M. Jean-Marc Roubaud. On peut refuser !
M. Jean-Pierre Brard. Que signifie tout cela ? Cette liberté-là est celle de la poule face au renard ! M. Darcos est le renard ; M. Mallié le loup – il a le poil plus revêche ! (Rires.) Vous, monsieur Darcos, êtes plus patelin, mais le résultat sera le même pour cette femme et ses trois enfants, qu’elle sera contrainte de laisser parce que le salaire qui lui est servi ne lui permettra pas de payer leur garde.
M. Jean-Marc Roubaud. C’est faux !
M. Jean-Pierre Brard.

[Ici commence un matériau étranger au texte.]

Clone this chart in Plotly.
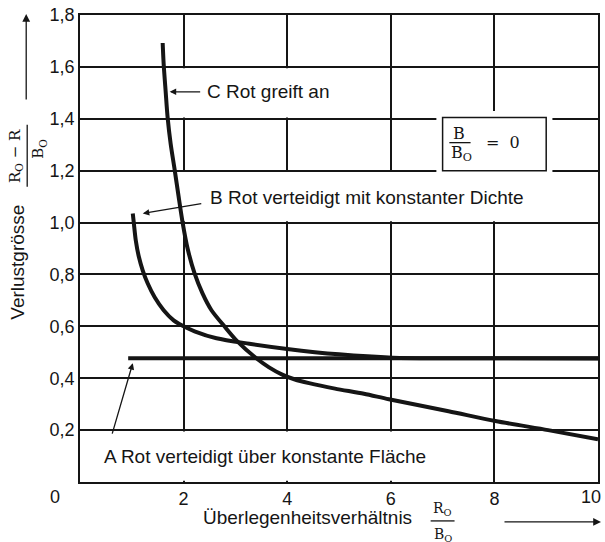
import plotly.graph_objects as go

# ---- data ----
a_x = [0.93, 10.0]
a_y = [0.477, 0.477]

b_x = [1.019, 1.038, 1.077, 1.135, 1.212, 1.308, 1.442, 1.615, 1.808, 1.981, 2.212, 2.635, 3.269, 4.00, 5.00, 6.038, 7.115, 10.0]
b_y = [1.035, 1.000, 0.931, 0.869, 0.815, 0.765, 0.712, 0.662, 0.623, 0.602, 0.581, 0.554, 0.533, 0.513, 0.492, 0.479, 0.477, 0.476]

c_x = [1.596, 1.615, 1.654, 1.692, 1.750, 1.827, 1.904, 1.981, 2.077, 2.212, 2.365, 2.538, 2.788, 3.038, 3.404, 3.650, 3.904, 4.150, 4.423, 4.923, 5.481, 5.962, 7.115, 8.019, 9.038, 10.0]
c_y = [1.692, 1.612, 1.504, 1.404, 1.304, 1.204, 1.100, 1.000, 0.900, 0.804, 0.727, 0.662, 0.600, 0.542, 0.477, 0.442, 0.414, 0.395, 0.381, 0.360, 0.340, 0.319, 0.273, 0.235, 0.200, 0.165]

x_ticks = [2, 4, 6, 8, 10]
x_labels = ["2", "4", "6", "8", ""]
y_ticks = [0.2, 0.4, 0.6, 0.8, 1.0, 1.2, 1.4, 1.6, 1.8]
y_labels = ["0,2", "0,4", "0,6", "0,8", "1,0", "1,2", "1,4", "1,6", "1,8"]

label_a = "A Rot verteidigt über konstante Fläche"
label_b = "B Rot verteidigt mit konstanter Dichte"
label_c = "C Rot greift an"

INK = "#151515"
SANS = "Liberation Sans, Arial, sans-serif"
SERIF = "DejaVu Serif, serif"

fig = go.Figure()
for xs, ys in [(a_x, a_y), (b_x, b_y), (c_x, c_y)]:
    fig.add_trace(go.Scatter(x=xs, y=ys, mode="lines",
                             line=dict(color=INK, width=4, shape="spline", smoothing=0.8),
                             hoverinfo="skip", showlegend=False))

# white masks that interrupt the grid behind labels
masks = [
    (1.80, 5.50, 1.405, 1.595),
    (1.95, 9.97, 1.005, 1.195),
    (0.03, 7.50, 0.005, 0.195),
    (6.88, 9.12, 1.195, 1.43),
]
for x0, x1, y0, y1 in masks:
    fig.add_shape(type="rect", x0=x0, x1=x1, y0=y0, y1=y1, xref="x", yref="y",
                  fillcolor="white", line=dict(width=0), layer="between")
# boxed legend B/B0 = 0
fig.add_shape(type="rect", x0=7.0, x1=9.0, y0=1.2, y1=1.405, xref="x", yref="y",
              fillcolor="white", line=dict(color=INK, width=1.5), layer="between")

ann = []
def txt(x, y, t, xref="x", yref="y", xa="left", ya="middle", size=19, font=SANS, angle=0):
    ann.append(dict(x=x, y=y, xref=xref, yref=yref, text=t, showarrow=False,
                    xanchor=xa, yanchor=ya, textangle=angle,
                    font=dict(family=font, size=size, color=INK)))

def arrow(x, y, ax, ay, xref="x", yref="y", size=1.0):
    ann.append(dict(x=x, y=y, xref=xref, yref=yref, text="", showarrow=True,
                    ax=ax, ay=ay, arrowhead=2, arrowsize=size, arrowwidth=1.3,
                    arrowcolor=INK, standoff=0, startstandoff=0))

# curve labels
txt(2.404, 1.504, label_c)
arrow(1.731, 1.504, 32, 0)
txt(2.462, 1.096, label_b)
arrow(1.212, 1.035, 60, -10)
txt(0.423, 0.100, label_a)
arrow(1.019, 0.458, -21, 72)

# box text
txt(7.32, 1.345, "B", xa="center", font=SERIF, size=16)
txt(7.36, 1.265, "B<sub>O</sub>", xa="center", font=SERIF, size=16)
fig.add_shape(type="line", x0=7.13, x1=7.54, y0=1.308, y1=1.308, xref="x", yref="y",
              line=dict(color=INK, width=1.3))
txt(8.16, 1.31, "=  0", xa="center", font=SERIF, size=16)

def px_x(p):
    return (p - 80) / 520
def px_y(p):
    return (482 - p) / 468

# origin "0" and the shifted "10"
txt(px_x(55), px_y(497), "0", xref="paper", yref="paper", xa="center", size=18)
txt(px_x(593), px_y(497), "10", xref="paper", yref="paper", xa="center", size=18)

# y-axis title
txt(px_x(17), px_y(262), "Verlustgrösse", xref="paper", yref="paper", xa="center", angle=-90)
txt(px_x(15), px_y(155), "R<sub>O</sub> − R", xref="paper", yref="paper", xa="center",
    font=SERIF, size=15, angle=-90)
txt(px_x(39), px_y(148), "B<sub>O</sub>", xref="paper", yref="paper", xa="center",
    font=SERIF, size=15, angle=-90)
fig.add_shape(type="line", x0=px_x(27), x1=px_x(27), y0=px_y(124), y1=px_y(186),
              xref="paper", yref="paper", line=dict(color=INK, width=1.3))
arrow(px_x(26), px_y(13), 0, 87, xref="paper", yref="paper", size=1.2)

# x-axis title
txt(px_x(201), px_y(518), "Überlegenheitsverhältnis", xref="paper", yref="paper")
txt(px_x(444), px_y(509), "R<sub>O</sub>", xref="paper", yref="paper", xa="center",
    font=SERIF, size=14)
txt(px_x(444), px_y(535), "B<sub>O</sub>", xref="paper", yref="paper", xa="center",
    font=SERIF, size=14)
fig.add_shape(type="line", x0=px_x(432), x1=px_x(456), y0=px_y(521), y1=px_y(521),
              xref="paper", yref="paper", line=dict(color=INK, width=1.3))
arrow(px_x(603), px_y(522), -98, 0, xref="paper", yref="paper", size=1.2)

axis_common = dict(showline=True, linecolor=INK, linewidth=1.7, mirror=True,
                   showgrid=True, gridcolor=INK, gridwidth=1.5, zeroline=False,
                   ticks="", tickfont=dict(family=SANS, size=18, color=INK))

fig.update_layout(
    width=605, height=542,
    margin=dict(l=80, r=5, t=14, b=60),
    paper_bgcolor="white", plot_bgcolor="white",
    xaxis=dict(range=[0, 10], tickvals=x_ticks, ticktext=x_labels, **axis_common),
    yaxis=dict(range=[0, 1.8], tickvals=y_ticks, ticktext=y_labels, **axis_common),
    annotations=ann,
    showlegend=False,
)

fig.write_html("out.html")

Dans ces conditions, les enfants feront des sottises ! Heureusement, vous avez déjà la parade : votre loi sur les bandes organisées. Ainsi, pendant que vous déroulez le tapis rouge pour les tenants des grandes surfaces, vous envoyez la répression sur ces pauvres gamins abandonnés parce que vous contraignez leurs parents à travailler aux moments où ils devraient vivre en famille ! Je ne suis pas nostalgique, mais j’estime qu’il faut conserver le repas dominical, de même que les sorties dominicales. (« La poule au pot ! » sur les bancs du groupe UMP.) Passer le dimanche dans les grandes surfaces ne constitue pas une sortie culturelle ! Ayez le courage, monsieur Mallié, de le dire à vos électeurs et à ceux dont vous êtes le fondé de pouvoir dans cette Assemblée ! (Applaudissements sur les bancs des groupes GDR et SRC.)